(begin)

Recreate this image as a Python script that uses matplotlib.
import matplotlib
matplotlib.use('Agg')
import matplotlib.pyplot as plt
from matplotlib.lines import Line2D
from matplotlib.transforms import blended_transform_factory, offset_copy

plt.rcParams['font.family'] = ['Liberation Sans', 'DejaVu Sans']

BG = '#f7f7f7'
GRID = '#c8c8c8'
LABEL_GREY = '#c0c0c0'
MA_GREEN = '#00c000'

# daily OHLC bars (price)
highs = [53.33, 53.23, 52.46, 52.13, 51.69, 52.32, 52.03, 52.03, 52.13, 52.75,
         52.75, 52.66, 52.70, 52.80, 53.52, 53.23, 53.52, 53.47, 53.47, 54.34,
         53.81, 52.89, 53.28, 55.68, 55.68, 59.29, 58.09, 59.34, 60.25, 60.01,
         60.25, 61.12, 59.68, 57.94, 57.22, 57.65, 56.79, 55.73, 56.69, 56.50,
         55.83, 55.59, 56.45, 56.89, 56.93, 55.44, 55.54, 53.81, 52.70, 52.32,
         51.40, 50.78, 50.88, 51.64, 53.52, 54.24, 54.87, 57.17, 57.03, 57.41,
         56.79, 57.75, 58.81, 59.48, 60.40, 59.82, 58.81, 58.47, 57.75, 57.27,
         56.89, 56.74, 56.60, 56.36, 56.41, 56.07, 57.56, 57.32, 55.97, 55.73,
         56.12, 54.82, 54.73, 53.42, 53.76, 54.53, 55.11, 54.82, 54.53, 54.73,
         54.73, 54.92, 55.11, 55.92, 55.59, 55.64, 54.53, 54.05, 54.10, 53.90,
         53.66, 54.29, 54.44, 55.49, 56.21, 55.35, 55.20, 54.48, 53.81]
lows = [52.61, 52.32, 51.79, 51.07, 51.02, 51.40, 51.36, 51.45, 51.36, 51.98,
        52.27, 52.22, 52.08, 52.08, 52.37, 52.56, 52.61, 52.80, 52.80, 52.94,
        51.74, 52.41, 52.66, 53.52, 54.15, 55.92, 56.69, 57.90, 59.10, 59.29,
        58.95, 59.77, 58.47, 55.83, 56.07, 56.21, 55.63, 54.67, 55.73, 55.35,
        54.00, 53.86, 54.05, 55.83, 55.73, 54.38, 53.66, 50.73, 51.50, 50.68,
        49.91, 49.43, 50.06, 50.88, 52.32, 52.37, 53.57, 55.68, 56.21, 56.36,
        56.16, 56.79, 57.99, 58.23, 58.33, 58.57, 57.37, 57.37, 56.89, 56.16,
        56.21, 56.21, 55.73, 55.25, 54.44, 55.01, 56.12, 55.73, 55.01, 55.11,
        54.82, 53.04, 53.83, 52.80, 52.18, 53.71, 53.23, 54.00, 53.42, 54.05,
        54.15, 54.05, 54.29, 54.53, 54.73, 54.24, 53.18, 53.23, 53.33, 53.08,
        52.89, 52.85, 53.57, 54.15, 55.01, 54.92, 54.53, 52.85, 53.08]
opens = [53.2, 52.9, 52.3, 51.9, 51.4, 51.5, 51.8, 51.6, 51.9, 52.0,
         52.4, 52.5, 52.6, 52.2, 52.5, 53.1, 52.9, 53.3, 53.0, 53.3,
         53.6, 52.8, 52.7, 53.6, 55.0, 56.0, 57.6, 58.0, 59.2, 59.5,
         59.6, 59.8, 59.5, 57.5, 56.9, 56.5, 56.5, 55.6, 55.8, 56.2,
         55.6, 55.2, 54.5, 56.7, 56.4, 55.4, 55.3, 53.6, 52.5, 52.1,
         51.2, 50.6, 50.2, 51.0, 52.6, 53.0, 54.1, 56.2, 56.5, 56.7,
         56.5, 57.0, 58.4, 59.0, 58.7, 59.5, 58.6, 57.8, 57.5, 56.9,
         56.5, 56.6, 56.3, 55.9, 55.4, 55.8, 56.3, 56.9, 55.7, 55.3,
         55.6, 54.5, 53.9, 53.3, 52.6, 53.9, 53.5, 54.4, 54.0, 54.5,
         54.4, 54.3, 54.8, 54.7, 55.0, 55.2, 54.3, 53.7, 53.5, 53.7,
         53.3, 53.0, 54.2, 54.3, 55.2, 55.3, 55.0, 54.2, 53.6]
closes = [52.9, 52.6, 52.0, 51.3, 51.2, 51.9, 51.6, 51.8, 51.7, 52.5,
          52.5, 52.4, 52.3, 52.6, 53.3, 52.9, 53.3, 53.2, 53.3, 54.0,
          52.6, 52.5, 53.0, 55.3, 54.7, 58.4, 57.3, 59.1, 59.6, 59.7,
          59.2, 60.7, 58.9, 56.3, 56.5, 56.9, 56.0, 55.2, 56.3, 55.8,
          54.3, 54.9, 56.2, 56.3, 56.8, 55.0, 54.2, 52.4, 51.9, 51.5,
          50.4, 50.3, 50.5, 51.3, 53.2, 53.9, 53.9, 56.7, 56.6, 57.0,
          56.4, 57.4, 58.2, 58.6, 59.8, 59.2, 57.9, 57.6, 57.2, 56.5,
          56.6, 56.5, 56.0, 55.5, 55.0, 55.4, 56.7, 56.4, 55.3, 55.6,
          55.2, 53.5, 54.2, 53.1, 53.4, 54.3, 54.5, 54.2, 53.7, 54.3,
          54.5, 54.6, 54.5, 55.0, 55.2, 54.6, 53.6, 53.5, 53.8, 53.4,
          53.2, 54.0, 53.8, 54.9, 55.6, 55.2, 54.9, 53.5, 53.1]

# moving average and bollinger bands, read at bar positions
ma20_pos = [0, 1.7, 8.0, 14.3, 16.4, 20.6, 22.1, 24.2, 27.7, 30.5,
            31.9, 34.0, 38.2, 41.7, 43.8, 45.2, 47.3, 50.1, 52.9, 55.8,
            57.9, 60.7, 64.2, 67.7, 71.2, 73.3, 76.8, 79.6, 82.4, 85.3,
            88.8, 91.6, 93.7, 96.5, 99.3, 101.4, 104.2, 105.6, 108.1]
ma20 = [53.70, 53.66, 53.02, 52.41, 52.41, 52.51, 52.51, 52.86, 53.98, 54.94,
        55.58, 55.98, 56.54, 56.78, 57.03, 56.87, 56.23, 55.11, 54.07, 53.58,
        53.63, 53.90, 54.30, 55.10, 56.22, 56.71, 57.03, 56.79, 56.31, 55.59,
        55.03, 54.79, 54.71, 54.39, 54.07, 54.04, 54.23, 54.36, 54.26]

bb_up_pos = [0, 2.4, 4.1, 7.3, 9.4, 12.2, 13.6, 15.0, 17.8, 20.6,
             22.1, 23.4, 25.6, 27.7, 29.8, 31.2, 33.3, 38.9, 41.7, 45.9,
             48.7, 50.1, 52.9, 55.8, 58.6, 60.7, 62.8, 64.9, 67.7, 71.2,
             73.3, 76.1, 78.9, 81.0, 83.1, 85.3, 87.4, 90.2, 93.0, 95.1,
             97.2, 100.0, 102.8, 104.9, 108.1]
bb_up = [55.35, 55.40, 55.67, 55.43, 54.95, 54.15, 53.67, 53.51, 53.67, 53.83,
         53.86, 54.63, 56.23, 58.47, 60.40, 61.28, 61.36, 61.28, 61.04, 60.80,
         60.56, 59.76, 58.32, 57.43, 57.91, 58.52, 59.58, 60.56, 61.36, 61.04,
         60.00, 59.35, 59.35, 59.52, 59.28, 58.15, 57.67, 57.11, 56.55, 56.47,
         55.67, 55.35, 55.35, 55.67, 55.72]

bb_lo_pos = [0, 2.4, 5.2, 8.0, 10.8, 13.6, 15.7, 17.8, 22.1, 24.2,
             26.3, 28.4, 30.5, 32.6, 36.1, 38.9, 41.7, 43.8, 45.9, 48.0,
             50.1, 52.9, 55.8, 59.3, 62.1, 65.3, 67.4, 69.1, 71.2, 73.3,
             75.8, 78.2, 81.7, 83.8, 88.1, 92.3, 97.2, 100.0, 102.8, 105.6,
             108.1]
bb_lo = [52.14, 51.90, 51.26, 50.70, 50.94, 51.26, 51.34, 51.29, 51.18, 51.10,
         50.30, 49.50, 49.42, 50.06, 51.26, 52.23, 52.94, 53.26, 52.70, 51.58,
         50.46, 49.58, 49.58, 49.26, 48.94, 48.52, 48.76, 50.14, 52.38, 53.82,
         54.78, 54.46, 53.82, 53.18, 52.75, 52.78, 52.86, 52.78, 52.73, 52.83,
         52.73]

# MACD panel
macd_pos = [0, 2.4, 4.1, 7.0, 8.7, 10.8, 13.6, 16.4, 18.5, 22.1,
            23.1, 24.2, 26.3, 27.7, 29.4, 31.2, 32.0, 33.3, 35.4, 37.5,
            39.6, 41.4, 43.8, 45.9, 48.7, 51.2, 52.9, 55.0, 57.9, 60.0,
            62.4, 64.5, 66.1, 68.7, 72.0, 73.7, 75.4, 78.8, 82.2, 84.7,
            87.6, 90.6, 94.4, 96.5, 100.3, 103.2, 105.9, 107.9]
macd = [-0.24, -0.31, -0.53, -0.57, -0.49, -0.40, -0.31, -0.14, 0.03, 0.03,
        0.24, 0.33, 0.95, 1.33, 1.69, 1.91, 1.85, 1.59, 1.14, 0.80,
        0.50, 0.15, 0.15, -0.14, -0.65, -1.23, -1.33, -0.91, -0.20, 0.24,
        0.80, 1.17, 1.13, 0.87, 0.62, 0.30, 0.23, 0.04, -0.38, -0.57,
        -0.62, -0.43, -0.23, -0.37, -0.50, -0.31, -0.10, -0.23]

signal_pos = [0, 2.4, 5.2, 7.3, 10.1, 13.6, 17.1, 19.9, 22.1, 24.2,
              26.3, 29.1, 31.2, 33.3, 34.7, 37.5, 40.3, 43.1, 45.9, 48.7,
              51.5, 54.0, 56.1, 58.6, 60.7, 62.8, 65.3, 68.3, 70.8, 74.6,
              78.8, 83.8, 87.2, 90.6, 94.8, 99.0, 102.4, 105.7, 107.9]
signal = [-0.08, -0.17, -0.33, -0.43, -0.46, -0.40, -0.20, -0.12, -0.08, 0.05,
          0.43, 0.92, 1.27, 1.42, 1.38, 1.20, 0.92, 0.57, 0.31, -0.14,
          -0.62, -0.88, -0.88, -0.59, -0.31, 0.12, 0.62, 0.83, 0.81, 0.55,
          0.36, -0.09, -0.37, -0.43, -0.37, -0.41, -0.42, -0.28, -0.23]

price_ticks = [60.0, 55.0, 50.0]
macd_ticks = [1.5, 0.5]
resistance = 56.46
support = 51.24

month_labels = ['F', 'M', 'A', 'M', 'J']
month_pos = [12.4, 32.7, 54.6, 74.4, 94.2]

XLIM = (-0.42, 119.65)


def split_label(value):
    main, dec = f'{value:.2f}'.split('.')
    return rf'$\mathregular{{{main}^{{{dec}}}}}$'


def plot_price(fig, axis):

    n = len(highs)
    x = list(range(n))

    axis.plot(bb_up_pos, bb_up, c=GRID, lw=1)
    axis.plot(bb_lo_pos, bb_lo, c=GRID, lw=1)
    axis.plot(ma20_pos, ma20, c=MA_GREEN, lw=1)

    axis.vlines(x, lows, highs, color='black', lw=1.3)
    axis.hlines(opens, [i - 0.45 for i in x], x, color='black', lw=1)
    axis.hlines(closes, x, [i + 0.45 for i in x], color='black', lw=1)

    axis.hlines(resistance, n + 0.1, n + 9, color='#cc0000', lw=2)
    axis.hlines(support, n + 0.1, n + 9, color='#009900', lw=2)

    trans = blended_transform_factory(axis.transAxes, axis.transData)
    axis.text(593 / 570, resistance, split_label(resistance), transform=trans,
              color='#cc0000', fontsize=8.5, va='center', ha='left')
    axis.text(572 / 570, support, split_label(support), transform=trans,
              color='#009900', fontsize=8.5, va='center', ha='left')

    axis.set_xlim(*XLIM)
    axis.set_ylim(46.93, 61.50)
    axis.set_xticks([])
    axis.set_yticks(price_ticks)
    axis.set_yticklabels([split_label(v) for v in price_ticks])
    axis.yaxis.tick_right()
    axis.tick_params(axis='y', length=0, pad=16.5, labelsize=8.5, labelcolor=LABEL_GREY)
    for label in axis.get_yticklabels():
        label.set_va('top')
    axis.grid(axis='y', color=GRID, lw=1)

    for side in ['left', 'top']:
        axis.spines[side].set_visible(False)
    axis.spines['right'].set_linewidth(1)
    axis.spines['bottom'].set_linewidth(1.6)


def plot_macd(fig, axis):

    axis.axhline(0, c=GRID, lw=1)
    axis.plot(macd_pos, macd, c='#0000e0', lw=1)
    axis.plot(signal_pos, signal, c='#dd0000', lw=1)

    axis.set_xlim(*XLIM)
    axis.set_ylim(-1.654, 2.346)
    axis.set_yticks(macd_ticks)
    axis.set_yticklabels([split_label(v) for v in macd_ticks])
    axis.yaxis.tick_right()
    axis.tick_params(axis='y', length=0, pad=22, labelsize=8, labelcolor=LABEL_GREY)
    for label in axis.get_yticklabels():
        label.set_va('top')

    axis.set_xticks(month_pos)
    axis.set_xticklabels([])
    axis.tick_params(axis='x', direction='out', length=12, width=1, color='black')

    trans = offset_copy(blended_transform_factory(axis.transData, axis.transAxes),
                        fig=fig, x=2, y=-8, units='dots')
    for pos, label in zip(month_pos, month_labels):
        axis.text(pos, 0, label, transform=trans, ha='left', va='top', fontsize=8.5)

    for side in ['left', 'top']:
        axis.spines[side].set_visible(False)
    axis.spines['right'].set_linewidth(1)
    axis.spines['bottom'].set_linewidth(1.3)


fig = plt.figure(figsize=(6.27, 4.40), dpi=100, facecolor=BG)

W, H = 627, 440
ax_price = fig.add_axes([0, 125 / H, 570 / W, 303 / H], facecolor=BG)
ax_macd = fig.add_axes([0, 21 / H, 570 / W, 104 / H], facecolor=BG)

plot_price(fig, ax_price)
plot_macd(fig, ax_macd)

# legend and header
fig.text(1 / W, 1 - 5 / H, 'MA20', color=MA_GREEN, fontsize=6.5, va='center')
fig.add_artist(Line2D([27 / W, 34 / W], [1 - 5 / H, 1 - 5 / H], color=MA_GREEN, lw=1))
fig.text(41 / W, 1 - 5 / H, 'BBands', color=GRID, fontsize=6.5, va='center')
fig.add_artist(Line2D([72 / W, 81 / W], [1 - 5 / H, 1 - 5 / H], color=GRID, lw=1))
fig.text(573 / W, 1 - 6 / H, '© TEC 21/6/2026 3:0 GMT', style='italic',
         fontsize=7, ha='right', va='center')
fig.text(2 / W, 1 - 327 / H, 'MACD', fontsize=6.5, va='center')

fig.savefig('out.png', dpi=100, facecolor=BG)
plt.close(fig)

(end)
(begin)

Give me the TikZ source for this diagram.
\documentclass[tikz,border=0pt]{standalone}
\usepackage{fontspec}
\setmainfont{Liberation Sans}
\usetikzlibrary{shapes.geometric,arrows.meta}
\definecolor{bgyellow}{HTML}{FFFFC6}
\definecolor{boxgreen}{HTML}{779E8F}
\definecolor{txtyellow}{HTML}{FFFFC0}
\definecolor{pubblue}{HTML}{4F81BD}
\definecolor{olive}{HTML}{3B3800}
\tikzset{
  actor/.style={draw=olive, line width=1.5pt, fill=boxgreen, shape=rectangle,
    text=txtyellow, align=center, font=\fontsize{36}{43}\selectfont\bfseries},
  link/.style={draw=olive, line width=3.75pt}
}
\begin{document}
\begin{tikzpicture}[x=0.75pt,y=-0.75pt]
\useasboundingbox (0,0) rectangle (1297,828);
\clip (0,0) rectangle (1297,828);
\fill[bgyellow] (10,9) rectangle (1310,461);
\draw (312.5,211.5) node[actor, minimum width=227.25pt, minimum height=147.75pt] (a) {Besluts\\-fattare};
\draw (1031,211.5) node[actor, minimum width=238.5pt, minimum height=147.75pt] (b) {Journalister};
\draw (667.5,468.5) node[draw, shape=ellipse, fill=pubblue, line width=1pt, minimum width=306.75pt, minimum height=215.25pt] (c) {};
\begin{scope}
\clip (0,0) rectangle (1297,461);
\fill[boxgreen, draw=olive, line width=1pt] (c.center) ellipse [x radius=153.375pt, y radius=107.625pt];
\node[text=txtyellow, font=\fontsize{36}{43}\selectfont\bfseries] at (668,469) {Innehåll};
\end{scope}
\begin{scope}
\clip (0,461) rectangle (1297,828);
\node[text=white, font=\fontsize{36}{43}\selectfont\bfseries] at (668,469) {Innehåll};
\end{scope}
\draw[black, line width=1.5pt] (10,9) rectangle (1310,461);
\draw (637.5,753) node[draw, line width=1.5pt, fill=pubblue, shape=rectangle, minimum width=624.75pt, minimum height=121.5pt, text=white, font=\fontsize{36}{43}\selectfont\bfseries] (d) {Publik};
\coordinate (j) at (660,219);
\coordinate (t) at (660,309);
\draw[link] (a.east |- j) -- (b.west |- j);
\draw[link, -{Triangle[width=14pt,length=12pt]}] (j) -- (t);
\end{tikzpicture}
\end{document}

(end)
(begin)

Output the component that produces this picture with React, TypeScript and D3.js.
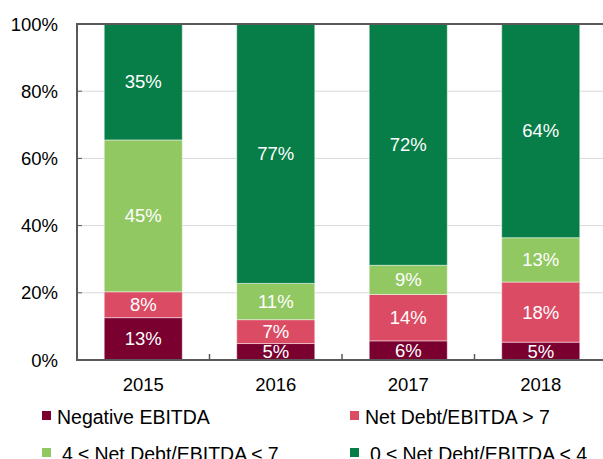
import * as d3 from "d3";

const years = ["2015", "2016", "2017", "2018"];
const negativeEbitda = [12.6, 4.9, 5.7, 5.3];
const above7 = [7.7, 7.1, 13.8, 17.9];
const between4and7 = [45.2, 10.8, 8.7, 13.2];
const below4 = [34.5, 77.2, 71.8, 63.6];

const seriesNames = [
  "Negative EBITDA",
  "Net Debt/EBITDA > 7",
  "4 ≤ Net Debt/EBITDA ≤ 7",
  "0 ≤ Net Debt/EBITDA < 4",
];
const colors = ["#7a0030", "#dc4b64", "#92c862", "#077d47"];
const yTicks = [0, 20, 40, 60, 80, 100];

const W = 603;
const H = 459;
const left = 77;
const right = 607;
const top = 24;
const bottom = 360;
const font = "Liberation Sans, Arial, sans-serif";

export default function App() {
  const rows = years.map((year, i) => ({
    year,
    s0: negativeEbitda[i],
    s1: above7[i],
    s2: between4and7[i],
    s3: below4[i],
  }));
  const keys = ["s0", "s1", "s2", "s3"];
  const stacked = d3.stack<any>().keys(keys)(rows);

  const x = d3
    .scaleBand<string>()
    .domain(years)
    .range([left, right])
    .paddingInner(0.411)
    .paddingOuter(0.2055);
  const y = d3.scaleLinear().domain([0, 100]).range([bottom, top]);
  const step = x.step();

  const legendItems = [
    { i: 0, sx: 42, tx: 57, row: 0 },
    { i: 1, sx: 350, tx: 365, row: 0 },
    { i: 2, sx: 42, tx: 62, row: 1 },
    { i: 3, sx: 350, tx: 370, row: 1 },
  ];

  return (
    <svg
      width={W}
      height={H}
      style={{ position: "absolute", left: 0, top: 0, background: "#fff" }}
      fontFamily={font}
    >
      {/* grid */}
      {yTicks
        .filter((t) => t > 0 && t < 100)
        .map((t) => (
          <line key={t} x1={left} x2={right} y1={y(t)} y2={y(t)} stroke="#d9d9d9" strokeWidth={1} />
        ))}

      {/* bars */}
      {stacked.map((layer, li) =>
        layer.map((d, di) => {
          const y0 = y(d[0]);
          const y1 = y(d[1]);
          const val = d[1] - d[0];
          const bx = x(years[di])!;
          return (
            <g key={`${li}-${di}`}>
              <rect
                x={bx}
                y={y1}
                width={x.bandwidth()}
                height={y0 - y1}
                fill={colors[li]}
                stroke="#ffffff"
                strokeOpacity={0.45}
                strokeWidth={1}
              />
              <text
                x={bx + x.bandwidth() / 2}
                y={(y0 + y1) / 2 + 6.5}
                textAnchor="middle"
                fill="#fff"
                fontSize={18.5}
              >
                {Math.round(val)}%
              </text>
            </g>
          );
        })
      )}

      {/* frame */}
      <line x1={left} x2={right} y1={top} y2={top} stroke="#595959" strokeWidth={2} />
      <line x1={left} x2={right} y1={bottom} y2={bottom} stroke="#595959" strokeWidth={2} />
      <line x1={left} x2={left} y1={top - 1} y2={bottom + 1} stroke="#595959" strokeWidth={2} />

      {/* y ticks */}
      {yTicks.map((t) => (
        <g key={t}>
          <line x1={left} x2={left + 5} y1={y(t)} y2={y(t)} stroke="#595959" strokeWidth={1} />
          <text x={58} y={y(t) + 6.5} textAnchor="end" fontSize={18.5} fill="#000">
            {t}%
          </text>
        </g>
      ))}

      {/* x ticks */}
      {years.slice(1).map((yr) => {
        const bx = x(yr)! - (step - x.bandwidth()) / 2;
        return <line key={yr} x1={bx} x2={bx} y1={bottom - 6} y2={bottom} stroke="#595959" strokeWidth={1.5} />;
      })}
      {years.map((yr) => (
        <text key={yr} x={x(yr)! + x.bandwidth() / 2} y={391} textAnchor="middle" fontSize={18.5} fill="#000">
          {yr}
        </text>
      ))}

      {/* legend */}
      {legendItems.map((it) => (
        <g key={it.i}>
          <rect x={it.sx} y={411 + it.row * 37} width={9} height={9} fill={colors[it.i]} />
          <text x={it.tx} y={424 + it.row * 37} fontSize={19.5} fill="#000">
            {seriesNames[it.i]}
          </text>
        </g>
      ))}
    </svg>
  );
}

(end)

_SHORT TASK:_ Retype exactly what runs from the line containing "Recreate this image" through the line containing "plt.rcParams['font.family'] = ['Liberation", both lines included, and stop there.

_EXERCISE RESULT:_
Recreate this image as a Python script that uses matplotlib.
import matplotlib
matplotlib.use('Agg')
import matplotlib.pyplot as plt
from matplotlib.lines import Line2D
from matplotlib.transforms import blended_transform_factory, offset_copy

plt.rcParams['font.family'] = ['Liberation Sans', 'DejaVu Sans']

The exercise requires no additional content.